Case ID: ad2d_209/html/0132-01.html
Source: Caselaw Access Project
Author: {"author": "Per Curiam.", "license": "Public Domain", "url": "https://static.case.law/"}
Date Created: 2024-08-24T03:29:51.129683

[625 NYS2d 269]
    In the Matter of Patrick C. Sealy, an Attorney, Respondent. Grievance Committee for the Second and Eleventh Judicial Districts, Petitioner.
    Second Department,
    April 17, 1995
    APPEARANCES OF COUNSEL
    
      Robert H. Straus, Brooklyn (Richard Lombardo of counsel), for petitioner.
    
      Jerome Karp, P. C., Brooklyn (Mitchell K Friedman of counsel), for respondent.
   OPINION OF THE COURT

Per Curiam.

In this proceeding, the respondent was served with a petition containing three allegations of professional misconduct. The Special Referee sustained all three charges. The Grievance Committee moved to confirm the report of the Special Referee while the respondent cross-moved to disaffirm.

Charge One alleged that the respondent, as a member of the Assigned Counsel Defender Plan of the Appellate Division, Second Judicial Department, between 1984 and 1988, engaged in conduct adversely reflecting on his fitness to practice law. During that interval, the respondent submitted vouchers seeking payment for services that had not been performed.

Charge Two alleged that the respondent, by reason of the aforesaid activity, engaged in conduct involving dishonesty, fraud, deceit, or misrepresentation.

Charge Three alleged that the respondent, by reason of the aforesaid activity, engaged in conduct that is prejudicial to the administration of justice.

Upon a review of the evidence adduced, we conclude that the Special Referee properly sustained the three charges. In view of the voluminous documentary evidence submitted by the petitioner, the respondent’s inadequate and often contradictory explanations for his billing practices, and the Special Referee’s finding that the respondent lacked candor, the charges were established by a fair preponderance of the credible evidence.
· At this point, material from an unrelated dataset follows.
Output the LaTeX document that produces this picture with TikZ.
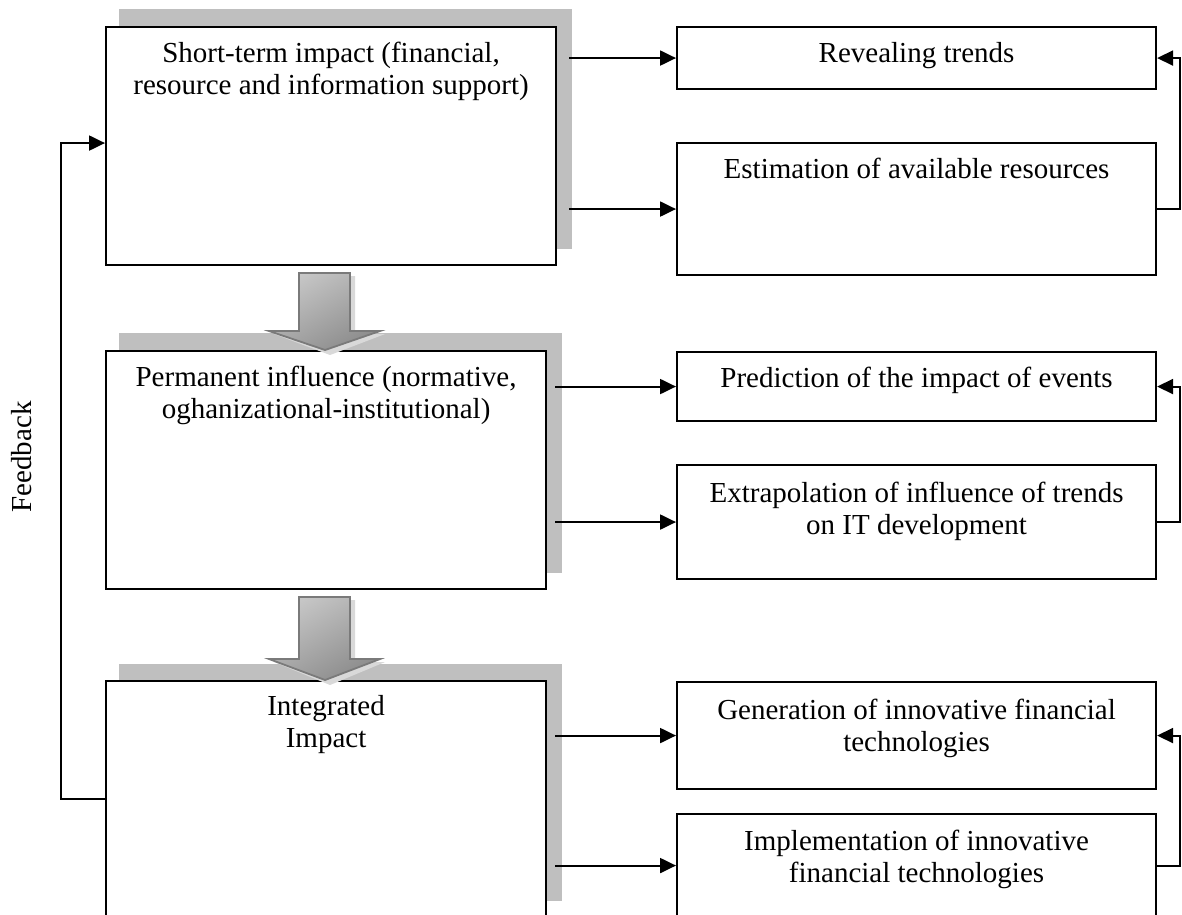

In determining an appropriate measure of discipline to impose, we have taken into consideration the character evidence offered by the respondent as well as his prior disciplinary history, which includes a Letter of Caution, dated September 15, 1987, for neglecting an appeal assigned to him, and an Admonition, dated September 18, 1992, for engaging in a conflict of interest and communicating, without authorization, with a party he knew to be represented by counsel.

In view of the extensive nature of the respondent’s professional misconduct in deliberately and systematically submitting, over a period of approximately four years, false vouchers to the 18-b panel for services which he had not legitimately performed, the respondent is disbarred.

Mangano, P. J., Bracken, Balletta, Rosenblatt and Joy, JJ., concur.

Ordered that the petitioner’s motion to confirm the report of the Special Referee is granted, and the respondent’s cross motion is denied in its entirety; and it is further,

Ordered that pursuant to Judiciary Law § 90, effective immediately, the respondent, Patrick C. Sealy, is disbarred and his name is stricken from the roll of attorneys and counselors-at-law; and it is further,
Ordered that the respondent shall promptly comply with this Court’s rules governing the conduct of disbarred, suspended, and resigned attorneys (22 NYCRR 691.10); and it is further,
Ordered that pursuant to Judiciary Law §90, effective immediately, Patrick C. Sealy is commanded to desist and refrain (1) from practicing law in any form, either as principal or as agent, clerk, or employee of another, (2) from appearing as an attorney or counselor-at-law before any court, Judge, Justice, board, commission, or other public authority, (3) from giving to another an opinion as to the law or its application or any advice in relation thereto, and (4) from holding himself out in any way as an attorney and counselor-at-law.